Where a line holds the word "with", copy that line.
----- Task data
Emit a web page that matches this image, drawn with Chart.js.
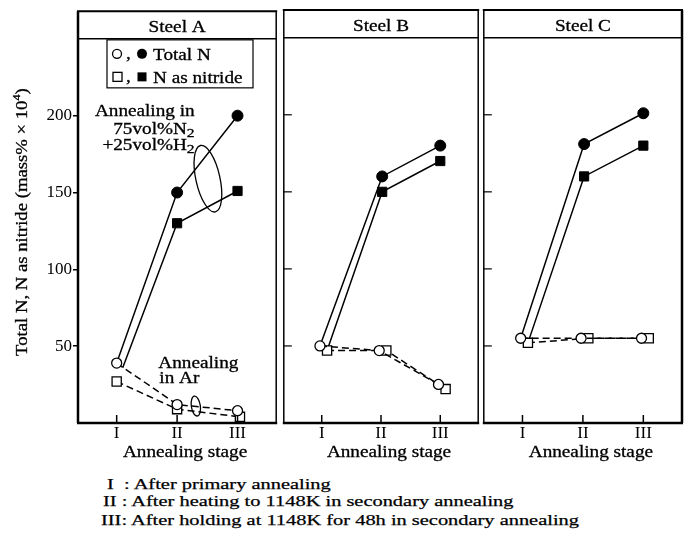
<!DOCTYPE html>
<html>
<head>
<meta charset="utf-8">
<script src="https://cdn.jsdelivr.net/npm/chart.js@4.4.1/dist/chart.umd.min.js"></script>
<style>
  html, body { margin: 0; padding: 0; background: #fff; }
  body { width: 691px; height: 537px; position: relative; overflow: hidden; }
  .wrap { position: absolute; top: 0; height: 470px; }
  .note { position: absolute; font-family: "Liberation Serif", "Times New Roman", serif; font-size: 15px; line-height: 1; color: #000; white-space: pre; transform-origin: 0 0; transform: scaleX(1.36); -webkit-text-stroke: 0.25px #000; }
</style>
</head>
<body>
<div class="wrap" style="left:0;width:284px"><canvas id="cA" width="284" height="470"></canvas></div>
<div class="wrap" style="left:276px;width:210px"><canvas id="cB" width="210" height="470"></canvas></div>
<div class="wrap" style="left:476px;width:215px"><canvas id="cC" width="215" height="470"></canvas></div>
<div class="note" style="left:107px;top:477px">I  : After primary annealing</div>
<div class="note" style="left:103px;top:494px">II : After heating to 1148K in secondary annealing</div>
<div class="note" style="left:101px;top:513px">III: After holding at 1148K for 48h in secondary annealing</div>
<script>
// ---------- data ----------
const stages = [1, 2, 3];
const stageLabels = ['I', 'II', 'III'];
const yTicks = [50, 100, 150, 200];
const headerValue = 250;

// Steel A
const aArTotal = [39, 12, 8];
const aArNitride = [27, 9, 4];
const aGasTotal = [39, 150, 200];
const aGasNitride = [36, 130, 151];
// Steel B
const bArTotal = [50, 47, 25];
const bArNitride = [47, 47, 22];
const bGasTotal = [50, 160, 180];
const bGasNitride = [47, 150, 170];
// Steel C
const cArTotal = [55, 55, 55];
const cArNitride = [52, 55, 55];
const cGasTotal = [55, 181, 201];
const cGasNitride = [52, 160, 180];

// small horizontal dodges so overlapping markers stay visible (style only)
const dodgeA = { arT: [0, 0, 0], arN: [0, 0, 0.04], gasT: [0, 0, 0], gasN: [0.1, 0, 0] };
const dodgeBC = { arT: [-0.03, -0.03, -0.03], arN: [0.09, 0.09, 0.09], gasT: [-0.03, 0.02, 0], gasN: [0.09, 0.02, 0] };

const FONT = '"Liberation Serif", "Times New Roman", serif';

function pts(vals, dodge) {
  return stages.map((s, i) => ({ x: s + dodge[i], y: vals[i] }));
}

function panelDatasets(arT, arN, gasT, gasN, d) {
  const base = { borderColor: '#000', borderWidth: 1.5, tension: 0, fill: false, pointBorderColor: '#000' };
  return [
    Object.assign({}, base, { data: pts(arT, d.arT), borderDash: [7, 4], pointStyle: 'circle', pointRadius: 5, pointBackgroundColor: '#fff', pointBorderWidth: 1.3 }),
    Object.assign({}, base, { data: pts(arN, d.arN), borderDash: [7, 4], pointStyle: 'rect', pointRadius: 6.5, pointBackgroundColor: '#fff', pointBorderWidth: 1.3 }),
    Object.assign({}, base, { data: pts(gasT, d.gasT), pointStyle: 'circle', pointRadius: [0, 5.5, 5.5], pointBackgroundColor: '#000', pointBorderWidth: 1 }),
    Object.assign({}, base, { data: pts(gasN, d.gasN), pointStyle: 'rect', pointRadius: [0, 6.5, 6.5], pointBackgroundColor: '#000', pointBorderWidth: 1 })
  ];
}

// ---------- text helpers ----------
function runs(ctx, parts, x, y, align, sx) {
  ctx.save();
  let total = 0;
  parts.forEach(p => { ctx.font = p.s + 'px ' + FONT; p.w = ctx.measureText(p.t).width * sx; total += p.w; });
  let cx = align === 'center' ? x - total / 2 : (align === 'right' ? x - total : x);
  ctx.fillStyle = '#000'; ctx.strokeStyle = '#000'; ctx.textBaseline = 'alphabetic'; ctx.textAlign = 'left';
  parts.forEach(p => {
    ctx.save();
    ctx.font = p.s + 'px ' + FONT;
    ctx.translate(cx, y + (p.dy || 0));
    ctx.scale(sx, 1);
    ctx.fillText(p.t, 0, 0);
    ctx.lineWidth = 0.3; ctx.strokeText(p.t, 0, 0);
    ctx.restore();
    cx += p.w;
  });
  ctx.restore();
}
function txt(ctx, t, x, y, align, size, sx) { runs(ctx, [{ t: t, s: size }], x, y, align, sx); }

function line(ctx, x1, y1, x2, y2, w) {
  ctx.lineWidth = w; ctx.beginPath(); ctx.moveTo(x1, y1); ctx.lineTo(x2, y2); ctx.stroke();
}

// ---------- decoration plugin ----------
const decor = {
  id: 'decor',
  afterDraw(chart, args, o) {
    const ctx = chart.ctx, a = chart.chartArea, xs = chart.scales.x, ys = chart.scales.y;
    ctx.save();
    ctx.strokeStyle = '#000'; ctx.setLineDash([]);
    const hy = ys.getPixelForValue(headerValue);
    line(ctx, a.left - 1, a.top, a.right + 1, a.top, 2);
    line(ctx, a.left - 1, a.bottom, a.right + 1, a.bottom, 2.5);
    line(ctx, a.left, a.top, a.left, a.bottom, o.leftW);
    line(ctx, a.right, a.top, a.right, a.bottom, o.rightW);
    line(ctx, a.left, hy, a.right, hy, 1.5);
    txt(ctx, o.title, (a.left + a.right) / 2, hy - 7, 'center', 16, 1.2);
    stages.forEach(s => { const px = xs.getPixelForValue(s); line(ctx, px, a.bottom, px, a.bottom - 8, 1.5); });
    if (o.innerYTicks) yTicks.forEach(v => { const py = ys.getPixelForValue(v); line(ctx, a.left, py, a.left + 8, py, 1.2); });
    txt(ctx, 'Annealing stage', (a.left + a.right) / 2 + 8, a.bottom + 34, 'center', 16, 1.2);
    if (o.extras) o.extras(ctx, xs, ys, a, hy);
    ctx.restore();
  }
};

function extrasA(ctx, xs, ys, a, hy) {
  // legend box
  const L = a.left + 29, T = hy + 1;
  ctx.lineWidth = 1.2; ctx.strokeRect(L, T, 146, 48);
  const r1 = T + 14, r2 = T + 37;
  ctx.fillStyle = '#fff'; ctx.lineWidth = 1.3;
  ctx.beginPath(); ctx.arc(L + 10, r1, 4.5, 0, Math.PI * 2); ctx.fill(); ctx.stroke();
  ctx.fillStyle = '#000';
  ctx.beginPath(); ctx.arc(L + 35, r1, 5, 0, Math.PI * 2); ctx.fill();
  ctx.fillStyle = '#fff'; ctx.fillRect(L + 6, r2 - 4.5, 9, 9); ctx.strokeRect(L + 6, r2 - 4.5, 9, 9);
  ctx.fillStyle = '#000'; ctx.fillRect(L + 30.5, r2 - 4.5, 9, 9);
  txt(ctx, ',', L + 19, r1 + 5, 'left', 16, 1.2);
  txt(ctx, ',', L + 19, r2 + 5, 'left', 16, 1.2);
  txt(ctx, 'Total N', L + 46, r1 + 6, 'left', 16, 1.2);
  txt(ctx, 'N as nitride', L + 46, r2 + 6, 'left', 16, 1.2);

  // gas annotation
  const ax = xs.getPixelForValue(2.29), ay = ys.getPixelForValue(200);
  txt(ctx, 'Annealing in', ax, ay, 'right', 16, 1.2);
  runs(ctx, [{ t: '75vol%N', s: 16 }, { t: '2', s: 13, dy: 3 }], ax, ay + 18, 'right', 1.2);
  runs(ctx, [{ t: '+25vol%H', s: 16 }, { t: '2', s: 13, dy: 3 }], ax, ay + 34, 'right', 1.2);
  // lasso
  ctx.lineWidth = 1.3;
  ctx.beginPath();
  ctx.ellipse(xs.getPixelForValue(2.51), ys.getPixelForValue(159), 12, 34, -0.22, 0, Math.PI * 2);
  ctx.stroke();

  // Ar annotation
  const bx = xs.getPixelForValue(1.69), by = ys.getPixelForValue(36);
  txt(ctx, 'Annealing', bx, by, 'left', 16, 1.2);
  txt(ctx, 'in Ar', bx + 1, by + 15, 'left', 16, 1.2);
  ctx.beginPath();
  ctx.ellipse(xs.getPixelForValue(2.31), ys.getPixelForValue(11), 4.5, 10, -0.15, 0, Math.PI * 2);
  ctx.stroke();

  // y axis title
  ctx.save();
  ctx.translate(27, (a.top + a.bottom) / 2 + 5);
  ctx.rotate(-Math.PI / 2);
  runs(ctx, [{ t: 'Total N, N as nitride (mass% × 10', s: 17 }, { t: '4', s: 11, dy: -7 }, { t: ')', s: 17 }], 0, 0, 'center', 1.1);
  ctx.restore();
}

function makeChart(id, datasets, cfg) {
  return new Chart(document.getElementById(id), {
    type: 'line',
    data: { datasets: datasets },
    plugins: [decor],
    options: {
      responsive: false, animation: false, events: [],
      layout: { padding: { left: cfg.padL, right: cfg.padR, top: 10, bottom: 0 } },
      plugins: {
        legend: { display: false }, tooltip: { enabled: false },
        decor: { title: cfg.title, leftW: cfg.leftW, rightW: cfg.rightW, innerYTicks: cfg.innerYTicks, extras: cfg.extras }
      },
      scales: {
        x: {
          type: 'linear', min: 0.36, max: 3.64,
          afterBuildTicks: s => { s.ticks = stages.map(v => ({ value: v })); },
          afterFit: s => { s.height = 47; },
          ticks: { callback: (v, i) => stageLabels[i], color: '#000', font: { family: FONT, size: 17 }, padding: 0, maxRotation: 0, autoSkip: false },
          grid: { display: false, drawTicks: false },
          border: { display: false }
        },
        y: {
          display: cfg.showY, min: 0, max: 268,
          afterBuildTicks: s => { s.ticks = yTicks.map(v => ({ value: v })); },
          afterFit: s => { if (cfg.showY) s.width = 78; },
          ticks: { color: '#000', font: { family: FONT, size: 17 }, padding: 1 },
          grid: { drawOnChartArea: false, drawTicks: true, tickLength: 5, color: '#000', lineWidth: 1.5 },
          border: { display: false }
        }
      }
    }
  });
}

makeChart('cA', panelDatasets(aArTotal, aArNitride, aGasTotal, aGasNitride, dodgeA),
  { padL: 0, padR: 4, title: 'Steel A', leftW: 2.5, rightW: 1.5, showY: true, innerYTicks: false, extras: extrasA });
makeChart('cB', panelDatasets(bArTotal, bArNitride, bGasTotal, bGasNitride, dodgeBC),
  { padL: 4, padR: 6, title: 'Steel B', leftW: 1.5, rightW: 1.5, showY: false, innerYTicks: true });
makeChart('cC', panelDatasets(cArTotal, cArNitride, cGasTotal, cGasNitride, dodgeBC),
  { padL: 4, padR: 9, title: 'Steel C', leftW: 1.5, rightW: 2.5, showY: false, innerYTicks: true });
</script>
</body>
</html>
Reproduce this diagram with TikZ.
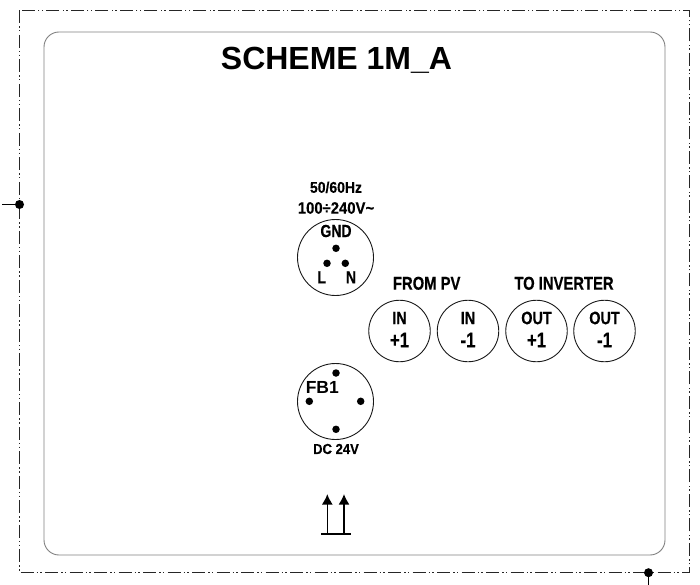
----------
(Exercise answer)
Emit a web page that matches this image, drawn with Chart.js.
Reproduce this diagram with TikZ.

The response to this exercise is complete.